The proposal represents a significant shift in strategy. Fidelity plans to stake ETH through trusted providers while maintaining enough liquidity for redemptions. No small feat considering 28% of all ETH is already locked up in staking. Lido dominates this space with a whopping 28% market share of staked ETH. They’re the big fish in an increasingly crowded pond. This latest filing marks Fidelity’s second attempt at securing staking approval from the SEC.
Timing couldn’t be better. The new U.S. administration has taken a friendlier stance toward crypto, and the SEC seems to be warming up to the idea. Commissioner Hester Peirce has been particularly vocal in supporting staking-enabled ETFs. The days of the SEC throwing cold water on every crypto innovation might be numbered.
For investors, the benefits are clear. Enhanced returns through staking rewards. Passive income without the headache of direct ETH ownership. Unlike traditional ETFs, crypto ETFs typically charge higher fees due to additional custody and security costs. Let the professionals handle the technical mumbo-jumbo.

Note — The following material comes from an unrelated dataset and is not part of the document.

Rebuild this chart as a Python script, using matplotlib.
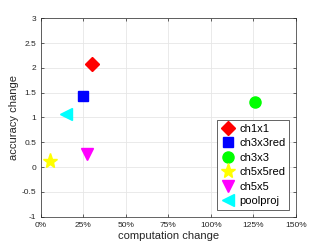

What’s not to like?
The move could shake up the entire ETH ETF landscape. Grayscale and 21Shares are already nipping at Fidelity’s heels with their own staking proposals. Competition breeds innovation—and potentially better returns for everyone.
But it’s not all sunshine and rainbows. SEC approval remains uncertain. There are legitimate concerns about liquidity given ETH lock-up periods. And let’s not forget those pesky slashing penalties if validators misbehave.
Globally, this is old news. ETFs in Switzerland and Canada already offer staking, with varying models for distributing rewards. VanEck stakes about 65% of its ETH holdings overseas. America, playing catch-up again. Typical.
With approximately 2.5 million ETH valued at $7-8 billion currently held in ETFs, any approval of staking initiatives could significantly impact Ethereum’s price as this substantial amount would be removed from circulation.